Avevano nascosto sotto i vestiti profumi, caffè e biscotti, togliendo l'antitaccheggio e superando il controllo alle casse con il pagamento di un solo prodotto. Ma l'addetto alla sicurezza del supermercato, li fermava all'uscita scoprendo la refurtiva. Alla coppia di taccheggiatori bergamaschi, però, andava tutto sommato bene, beccandosi una condanna solo per tentato furto, con pena più mite, ridotta da un terzo a due terzi rispetto a quella del furto vero e proprio (punito con la reclusione da 6 mesi a 3 anni).

A pronunciare il verdetto definitivo sulla vicenda sono state le Sezioni Unite penali della Cassazione, con sentenza n. 52117 del 16 dicembre 2014, chiamate a dirimere il contrasto esistente tra diversi orientamenti.

Delineando il rapporto tra la sottrazione, l'occultamento e l'impossessamento nella condotta di furto, i giudici del massimo consesso hanno ritenuto che il caso non integrasse la fattispecie di furto consumato ma soltanto il mero tentativo, delitto caratterizzato proprio dal mancato verificarsi dell'evento per cause indipendenti dalla volontà del soggetto agente.

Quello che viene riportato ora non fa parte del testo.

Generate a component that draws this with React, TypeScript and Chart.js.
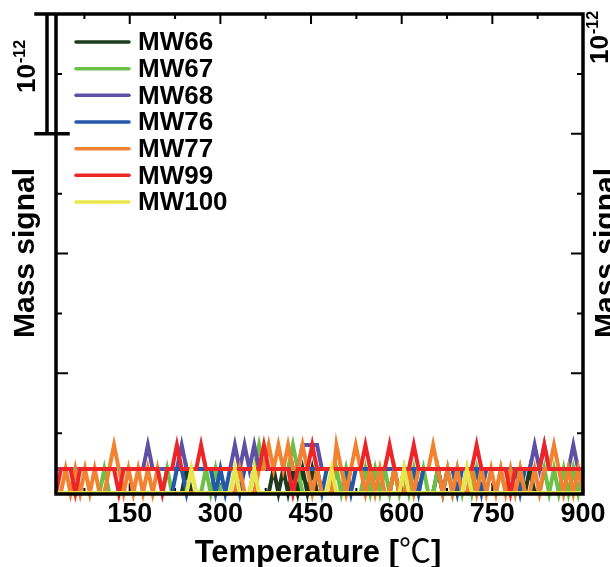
import { useEffect, useRef } from 'react';
import { Chart, registerables } from 'chart.js';

Chart.register(...registerables);

// Temperature sampling grid [°C]
const temps = [
  28, 36, 44, 52, 60, 68, 76, 84, 92, 100,
  108, 116, 124, 132, 140, 148, 156, 164, 172, 180,
  188, 196, 204, 212, 220, 228, 236, 244, 252, 260,
  268, 276, 284, 292, 300, 308, 316, 324, 332, 340,
  348, 356, 364, 372, 380, 388, 396, 404, 412, 420,
  428, 436, 444, 452, 460, 468, 476, 484, 492, 500,
  508, 516, 524, 532, 540, 548, 556, 564, 572, 580,
  588, 596, 604, 612, 620, 628, 636, 644, 652, 660,
  668, 676, 684, 692, 700, 708, 716, 724, 732, 740,
  748, 756, 764, 772, 780, 788, 796, 804, 812, 820,
  828, 836, 844, 852, 860, 868, 876, 884, 892, 900,
];

// Mass signal in units of 1e-13
const mw66 = [
  0, 0, 0, 0, 0, 0, 0, 0, 0, 0,
  0, 0, 0, 0, 0, 0, 0, 0, 0, 0,
  0, 0, 0, 0, 0, 0, 0, 2, 0, 0,
  0, 0, 0, 0, 0, 0, 0, 0, 0, 0,
  0, 0, 0, 0, 0, 2, 0, 2, 0, 2,
  0, 2, 0, 2, 0, 0, 0, 0, 0, 0,
  0, 0, 0, 0, 0, 2, 0, 0, 0, 0,
  2, 0, 0, 0, 0, 0, 0, 0, 0, 2,
  0, 0, 0, 0, 0, 0, 0, 0, 0, 0,
  0, 0, 0, 0, 0, 0, 0, 0, 2, 0,
  0, 0, 0, 0, 0, 0, 0, 0, 0, 0,
];
const mw67 = [
  0, 0, 0, 0, 0, 0, 0, 0, 0, 0,
  2, 0, 0, 0, 0, 0, 0, 0, 0, 0,
  0, 0, 0, 2, 0, 0, 0, 0, 0, 0,
  0, 2, 0, 2, 0, 0, 0, 0, 0, 0,
  0, 2, 4, 2, 2, 2, 2, 2, 2, 4,
  2, 0, 0, 0, 0, 0, 0, 0, 2, 0,
  2, 0, 0, 0, 2, 0, 2, 0, 2, 0,
  2, 0, 2, 0, 2, 0, 2, 0, 0, 2,
  0, 2, 0, 2, 0, 2, 0, 2, 0, 0,
  0, 0, 2, 0, 0, 0, 2, 0, 0, 0,
  0, 2, 0, 2, 0, 2, 0, 2, 0, 2,
];
const mw68 = [
  2, 2, 2, 2, 2, 2, 2, 2, 2, 2,
  2, 2, 2, 2, 2, 2, 2, 2, 2, 4,
  2, 2, 2, 2, 2, 2, 4, 2, 2, 2,
  2, 2, 2, 2, 2, 2, 2, 4, 2, 4,
  2, 4, 2, 2, 2, 2, 2, 2, 2, 2,
  2, 4, 4, 4, 4, 2, 2, 2, 2, 2,
  2, 2, 2, 2, 2, 2, 2, 2, 2, 2,
  2, 2, 2, 2, 2, 2, 2, 2, 2, 2,
  2, 2, 2, 2, 2, 2, 2, 2, 2, 2,
  2, 2, 2, 2, 2, 2, 2, 2, 2, 4,
  2, 4, 2, 2, 2, 2, 2, 4, 2, 2,
];
const mw76 = [
  0, 0, 0, 0, 0, 0, 0, 0, 0, 0,
  0, 0, 0, 0, 0, 0, 0, 0, 0, 0,
  0, 0, 0, 0, 0, 2, 2, 0, 2, 2,
  2, 2, 2, 0, 2, 0, 2, 2, 0, 2,
  2, 2, 2, 2, 2, 2, 2, 2, 2, 2,
  2, 2, 2, 2, 2, 0, 2, 2, 2, 2,
  2, 0, 2, 2, 2, 2, 2, 2, 2, 2,
  2, 2, 2, 2, 2, 0, 2, 2, 2, 2,
  0, 2, 2, 0, 2, 2, 2, 2, 0, 2,
  2, 2, 2, 2, 2, 2, 0, 2, 2, 2,
  2, 2, 2, 2, 2, 2, 2, 2, 2, 2,
];
const mw77 = [
  0, 0, 2, 0, 2, 0, 2, 0, 2, 0,
  0, 2, 4, 2, 0, 2, 0, 2, 0, 2,
  0, 2, 0, 0, 0, 0, 0, 0, 0, 0,
  0, 0, 0, 0, 0, 0, 0, 0, 2, 0,
  0, 0, 2, 2, 4, 2, 4, 2, 4, 2,
  2, 4, 2, 0, 2, 0, 0, 0, 4, 2,
  0, 2, 4, 2, 0, 2, 0, 2, 0, 0,
  2, 0, 0, 2, 0, 2, 2, 2, 4, 2,
  0, 2, 0, 2, 0, 0, 2, 0, 2, 0,
  2, 0, 2, 0, 2, 0, 2, 0, 0, 2,
  0, 2, 2, 4, 2, 0, 2, 0, 2, 0,
];
const mw99 = [
  0, 2, 2, 2, 0, 2, 2, 2, 2, 2,
  2, 2, 2, 0, 2, 2, 2, 2, 2, 2,
  2, 2, 0, 2, 2, 4, 2, 2, 2, 2,
  4, 2, 2, 2, 2, 2, 2, 2, 2, 2,
  2, 2, 2, 4, 2, 2, 2, 2, 2, 0,
  2, 2, 2, 4, 2, 2, 2, 2, 2, 2,
  2, 2, 2, 2, 4, 2, 2, 2, 2, 4,
  2, 2, 2, 2, 4, 2, 2, 2, 2, 2,
  2, 2, 2, 2, 2, 2, 2, 4, 2, 2,
  2, 2, 2, 2, 0, 2, 2, 2, 2, 2,
  2, 4, 2, 2, 2, 2, 2, 2, 2, 2,
];
const mw100 = [
  0, 0, 0, 0, 0, 0, 0, 0, 0, 0,
  0, 0, 0, 0, 0, 0, 0, 0, 0, 0,
  0, 0, 0, 0, 0, 0, 0, 0, 2, 0,
  0, 0, 0, 0, 0, 0, 0, 2, 0, 0,
  0, 2, 0, 0, 0, 0, 0, 0, 0, 0,
  0, 0, 0, 0, 0, 0, 0, 2, 0, 0,
  0, 0, 0, 0, 0, 0, 0, 0, 0, 0,
  0, 0, 2, 0, 0, 0, 0, 0, 0, 0,
  0, 0, 0, 0, 0, 2, 0, 0, 0, 0,
  0, 0, 0, 0, 0, 0, 0, 0, 0, 0,
  0, 0, 0, 0, 0, 0, 0, 0, 0, 0,
];

const seriesNames = ['MW66', 'MW67', 'MW68', 'MW76', 'MW77', 'MW99', 'MW100'];
const seriesValues = [mw66, mw67, mw68, mw76, mw77, mw99, mw100];
const seriesColors = ['#1c3b1d', '#6cbf47', '#5e50a5', '#2458a8', '#f2822f', '#ee2526', '#e8e84c'];

const xMajorTicks = [150, 300, 450, 600, 750, 900];
const xMinorTicks = [75, 225, 375, 525, 675, 825];
const yMajorTicks = [10, 20, 30];
const yMinorTicks = [5, 15, 25, 35];

const FONT = '"Liberation Sans", Arial, "Noto Sans CJK JP", sans-serif';

const framePlugin = {
  id: 'frame',
  beforeDatasetsDraw(chart: any) {
    const { ctx, chartArea } = chart;
    const { left, right, top, bottom } = chartArea;
    const xs = chart.scales.x;
    const ys = chart.scales.y;
    ctx.save();
    ctx.strokeStyle = '#000';
    ctx.lineWidth = 2;
    ctx.beginPath();
    for (const v of yMajorTicks) {
      const p = ys.getPixelForValue(v);
      ctx.moveTo(left, p); ctx.lineTo(left + 12, p);
      ctx.moveTo(right, p); ctx.lineTo(right - 12, p);
    }
    for (const v of yMinorTicks) {
      const p = ys.getPixelForValue(v);
      ctx.moveTo(left, p); ctx.lineTo(left + 6, p);
      ctx.moveTo(right, p); ctx.lineTo(right - 6, p);
    }
    for (const v of xMajorTicks) {
      const p = xs.getPixelForValue(v);
      if (p >= right - 1) continue;
      ctx.moveTo(p, top); ctx.lineTo(p, top + 10);
      ctx.moveTo(p, bottom); ctx.lineTo(p, bottom - 10);
    }
    for (const v of xMinorTicks) {
      const p = xs.getPixelForValue(v);
      ctx.moveTo(p, top); ctx.lineTo(p, top + 5);
      ctx.moveTo(p, bottom); ctx.lineTo(p, bottom - 5);
    }
    ctx.stroke();
    ctx.restore();
  },
  afterDatasetsDraw(chart: any) {
    const { ctx, chartArea } = chart;
    const { left, right, top, bottom } = chartArea;
    const ys = chart.scales.y;
    ctx.save();
    ctx.strokeStyle = '#000';
    ctx.lineWidth = 3.5;
    ctx.lineCap = 'square';
    ctx.beginPath();
    // frame
    ctx.moveTo(left, top); ctx.lineTo(left, bottom + 1);
    ctx.moveTo(right, top); ctx.lineTo(right, bottom + 1);
    ctx.moveTo(left, bottom + 1); ctx.lineTo(right, bottom + 1);
    ctx.moveTo(36, top); ctx.lineTo(right, top);
    // scale bar (1e-12 = 10 units)
    const pBar = ys.getPixelForValue(30);
    ctx.moveTo(47, top); ctx.lineTo(47, pBar);
    ctx.moveTo(36, pBar); ctx.lineTo(left + 12, pBar);
    ctx.stroke();

    ctx.fillStyle = '#000';
    // y titles
    ctx.font = `bold 30px ${FONT}`;
    ctx.textAlign = 'center';
    ctx.textBaseline = 'alphabetic';
    ctx.save();
    ctx.translate(34, 253);
    ctx.rotate(-Math.PI / 2);
    ctx.fillText('Mass signal', 0, 0);
    ctx.restore();
    ctx.save();
    ctx.translate(615, 253);
    ctx.rotate(-Math.PI / 2);
    ctx.fillText('Mass signal', 0, 0);
    ctx.restore();

    // 10^-12 labels
    const drawPow = (bx: number, by: number) => {
      ctx.save();
      ctx.translate(bx, by);
      ctx.rotate(-Math.PI / 2);
      ctx.textAlign = 'left';
      ctx.font = `bold 26px ${FONT}`;
      ctx.fillText('10', 0, 0);
      const w = ctx.measureText('10').width;
      ctx.font = `bold 16px ${FONT}`;
      ctx.fillText('-12', w + 1, -10);
      ctx.restore();
    };
    drawPow(35, 93);
    drawPow(608, 64);

    // x title
    ctx.font = `bold 31px ${FONT}`;
    ctx.textAlign = 'left';
    const t1 = 'Temperature [';
    const w1 = ctx.measureText(t1).width;
    ctx.font = `32px "Noto Sans CJK JP", ${FONT}`;
    const w2 = ctx.measureText('\u2103').width;
    ctx.font = `bold 31px ${FONT}`;
    const w3 = ctx.measureText(']').width;
    let sx = 318 - (w1 + w2 + w3) / 2;
    ctx.fillText(t1, sx, 562);
    sx += w1;
    ctx.font = `32px "Noto Sans CJK JP", ${FONT}`;
    ctx.fillText('\u2103', sx, 562);
    sx += w2;
    ctx.font = `bold 31px ${FONT}`;
    ctx.fillText(']', sx, 562);

    // legend
    ctx.textAlign = 'left';
    ctx.textBaseline = 'middle';
    ctx.font = `bold 26px ${FONT}`;
    seriesNames.forEach((name, i) => {
      const yy = 42 + i * 26.67;
      ctx.strokeStyle = seriesColors[i];
      ctx.lineWidth = 3.5;
      ctx.lineCap = 'round';
      ctx.beginPath();
      ctx.moveTo(76, yy); ctx.lineTo(129, yy);
      ctx.stroke();
      ctx.fillStyle = '#000';
      ctx.fillText(name, 138, yy + 1);
    });
    ctx.restore();
  },
};

export default function App() {
  const ref = useRef<HTMLCanvasElement | null>(null);
  useEffect(() => {
    if (!ref.current) return;
    const datasets = seriesNames.map((name, i) => ({
      label: name,
      data: temps.map((t, j) => ({ x: t, y: seriesValues[i][j] })),
      borderColor: seriesColors[i],
      backgroundColor: seriesColors[i],
      borderWidth: 4,
      pointRadius: 0,
      tension: 0,
      fill: false,
      clip: false as any,
      order: seriesNames.length - i,
    }));
    const chart = new Chart(ref.current, {
      type: 'line',
      data: { datasets },
      plugins: [framePlugin],
      options: {
        responsive: false,
        animation: false,
        devicePixelRatio: 1,
        layout: { padding: { left: 56, right: 27, top: 14, bottom: 29 } },
        plugins: { legend: { display: false }, tooltip: { enabled: false } },
        scales: {
          x: {
            type: 'linear',
            min: 28,
            max: 900,
            grid: { display: false },
            border: { display: false },
            afterBuildTicks: (s: any) => {
              s.ticks = xMajorTicks.map((v) => ({ value: v }));
            },
            afterFit: (s: any) => { s.height = 45; },
            ticks: {
              color: '#000',
              padding: -3,
              maxRotation: 0,
              autoSkip: false,
              font: { family: FONT, size: 27, weight: 'bold' },
              callback: (v: any) => String(v),
            },
          },
          y: {
            type: 'linear',
            display: false,
            min: 0,
            max: 40,
          },
        },
      },
    });
    return () => chart.destroy();
  }, []);
  return (
    <div style={{ position: 'absolute', left: 0, top: 0, width: 610, height: 567, background: '#fff' }}>
      <canvas ref={ref} width={610} height={567} style={{ display: 'block' }} />
    </div>
  );
}
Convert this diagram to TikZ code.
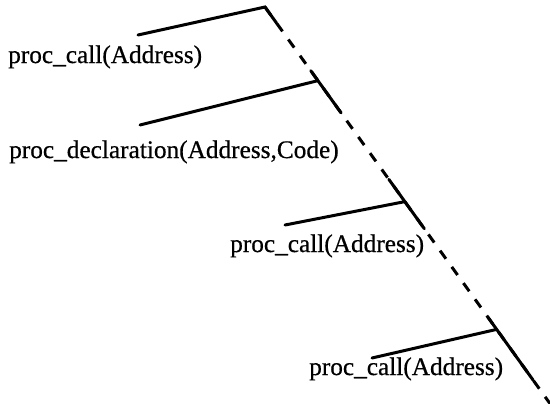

Secondo le SS.UU., infatti, la vigilanza (nella specie, operata dai dipendenti del supermercato) ha impedito la consumazione del delitto di furto, che è rimasto quindi allo stadio del tentativo, giacché i taccheggiatori non hanno conseguito, neanche momentaneamente, l'effettiva disponibilità della refurtiva, che non è mai uscita dalla sfera di controllo del soggetto danneggiato.